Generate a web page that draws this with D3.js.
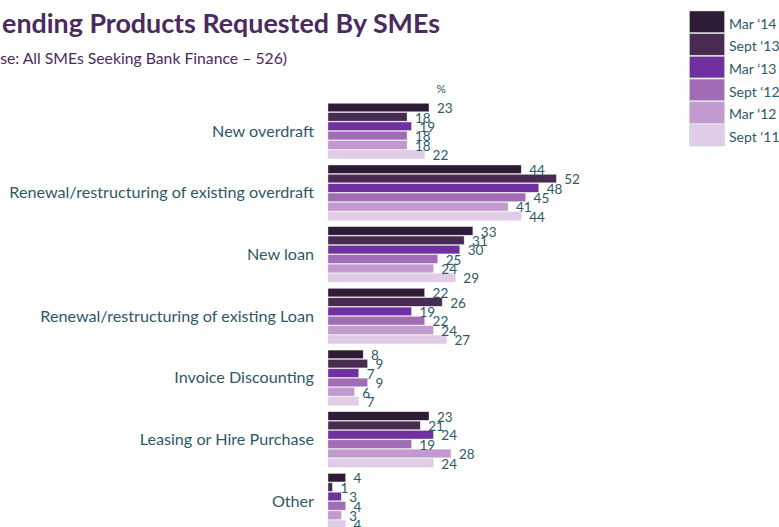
<!DOCTYPE html>
<html><head><meta charset="utf-8">
<script src="https://cdn.jsdelivr.net/npm/d3@7"></script>
<style>body{margin:0;background:#fff}svg{display:block}</style>
</head><body>
<script>
const categories = ["New overdraft","Renewal/restructuring of existing overdraft","New loan","Renewal/restructuring of existing Loan","Invoice Discounting","Leasing or Hire Purchase","Other"];
const seriesNames = ["Mar \u201814","Sept \u201813","Mar \u201813","Sept \u201812","Mar \u201812","Sept \u201811"];
const mar14  = [23,44,33,22,8,23,4];
const sept13 = [18,52,31,26,9,21,1];
const mar13  = [19,48,30,19,7,24,3];
const sept12 = [18,45,25,22,9,19,4];
const mar12  = [18,41,24,24,6,28,3];
const sept11 = [22,44,29,27,7,24,4];
const seriesValues = [mar14,sept13,mar13,sept12,mar12,sept11];
const colors = ["#2e1b36","#472b51","#7030a0","#a26bb6","#c39ad0","#e0cce7"];
const titleText = "ending Products Requested By SMEs";
const subtitleText = "se: All SMEs Seeking Bank Finance \u2013 526)";

const W=779,H=527;
const svg=d3.select("body").append("svg").attr("width",W).attr("height",H);
const FONT="Lato, 'Open Sans', sans-serif";
const TEAL="#2f5866";

function fitText(sel,targetW,startSize){
  let s=startSize; sel.attr("font-size",s);
  const w=sel.node().getComputedTextLength();
  s=s*targetW/w; sel.attr("font-size",s); return s;
}

// title
const t=svg.append("text").attr("x",440).attr("y",33).attr("text-anchor","end")
  .attr("font-family",FONT).attr("font-weight","bold").attr("fill","#4b2a5e").text(titleText);
fitText(t,438,26);
const st=svg.append("text").attr("x",287).attr("y",64).attr("text-anchor","end")
  .attr("font-family",FONT).attr("fill","#4b2a5e").text(subtitleText);
fitText(st,287,15);

svg.append("text").attr("x",441).attr("y",93).attr("text-anchor","middle")
  .attr("font-family",FONT).attr("font-size",12).attr("fill",TEAL).text("%");

// scales
const x=d3.scaleLinear().domain([0,60]).range([328,328+263.4]);
const step=61.7, pin=0.104;
const y0=d3.scaleBand().domain(categories).range([103.3,103.3+step*(categories.length-pin)]).paddingInner(pin).paddingOuter(0);
const y1=d3.scaleBand().domain(d3.range(seriesNames.length)).range([0,y0.bandwidth()]).paddingInner(0.1).paddingOuter(0);

// category labels
const cl=svg.append("g").selectAll("text").data(categories).join("text")
  .attr("x",314).attr("y",d=>y0(d)+y0.bandwidth()/2).attr("dy","0.35em")
  .attr("text-anchor","end").attr("font-family",FONT).attr("fill",TEAL).text(d=>d);
cl.attr("font-size",15);
const longest=d3.max(cl.nodes(),n=>n.getComputedTextLength());
cl.attr("font-size",15*305/longest);

const groups=svg.append("g").selectAll("g").data(categories).join("g")
  .attr("transform",d=>`translate(0,${y0(d)})`);
groups.each(function(cat,ci){
  const g=d3.select(this);
  const rows=seriesValues.map((vals,si)=>({si,v:vals[ci]}));
  g.selectAll("rect").data(rows).join("rect")
    .attr("x",x(0)).attr("y",d=>y1(d.si)).attr("width",d=>x(d.v)-x(0)).attr("height",y1.bandwidth())
    .attr("fill",d=>colors[d.si]).attr("stroke","#d9d9d9").attr("stroke-width",0.4);
  g.selectAll("text").data(rows).join("text")
    .attr("x",d=>x(d.v)+8).attr("y",d=>y1(d.si)+y1.bandwidth()+1.5)
    .attr("font-family",FONT).attr("font-size",13.5).attr("fill",TEAL).text(d=>d.v);
});

// legend
const lg=svg.append("g");
const lh=22.7;
seriesNames.forEach((n,i)=>{
  lg.append("rect").attr("x",689.5).attr("y",11+i*lh).attr("width",35).attr("height",lh-1.2)
    .attr("fill",colors[i]).attr("stroke","#d0d0d0").attr("stroke-width",0.5);
  lg.append("text").attr("x",729).attr("y",11+i*lh+17.5).attr("font-family",FONT)
    .attr("font-size",14).attr("fill",TEAL).text(n);
});
</script>
</body></html>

# # #

What is expected: Give again exactly the lines running from the beginning of the material above through the line that contains "fitText(st,287,15);", and leave out every picture.

Complete response:
Generate a web page that draws this with D3.js.
<!DOCTYPE html>
<html><head><meta charset="utf-8">
<script src="https://cdn.jsdelivr.net/npm/d3@7"></script>
<style>body{margin:0;background:#fff}svg{display:block}</style>
</head><body>
<script>
const categories = ["New overdraft","Renewal/restructuring of existing overdraft","New loan","Renewal/restructuring of existing Loan","Invoice Discounting","Leasing or Hire Purchase","Other"];
const seriesNames = ["Mar \u201814","Sept \u201813","Mar \u201813","Sept \u201812","Mar \u201812","Sept \u201811"];
const mar14  = [23,44,33,22,8,23,4];
const sept13 = [18,52,31,26,9,21,1];
const mar13  = [19,48,30,19,7,24,3];
const sept12 = [18,45,25,22,9,19,4];
const mar12  = [18,41,24,24,6,28,3];
const sept11 = [22,44,29,27,7,24,4];
const seriesValues = [mar14,sept13,mar13,sept12,mar12,sept11];
const colors = ["#2e1b36","#472b51","#7030a0","#a26bb6","#c39ad0","#e0cce7"];
const titleText = "ending Products Requested By SMEs";
const subtitleText = "se: All SMEs Seeking Bank Finance \u2013 526)";

const W=779,H=527;
const svg=d3.select("body").append("svg").attr("width",W).attr("height",H);
const FONT="Lato, 'Open Sans', sans-serif";
const TEAL="#2f5866";

function fitText(sel,targetW,startSize){
  let s=startSize; sel.attr("font-size",s);
  const w=sel.node().getComputedTextLength();
  s=s*targetW/w; sel.attr("font-size",s); return s;
}

// title
const t=svg.append("text").attr("x",440).attr("y",33).attr("text-anchor","end")
  .attr("font-family",FONT).attr("font-weight","bold").attr("fill","#4b2a5e").text(titleText);
fitText(t,438,26);
const st=svg.append("text").attr("x",287).attr("y",64).attr("text-anchor","end")
  .attr("font-family",FONT).attr("fill","#4b2a5e").text(subtitleText);
fitText(st,287,15);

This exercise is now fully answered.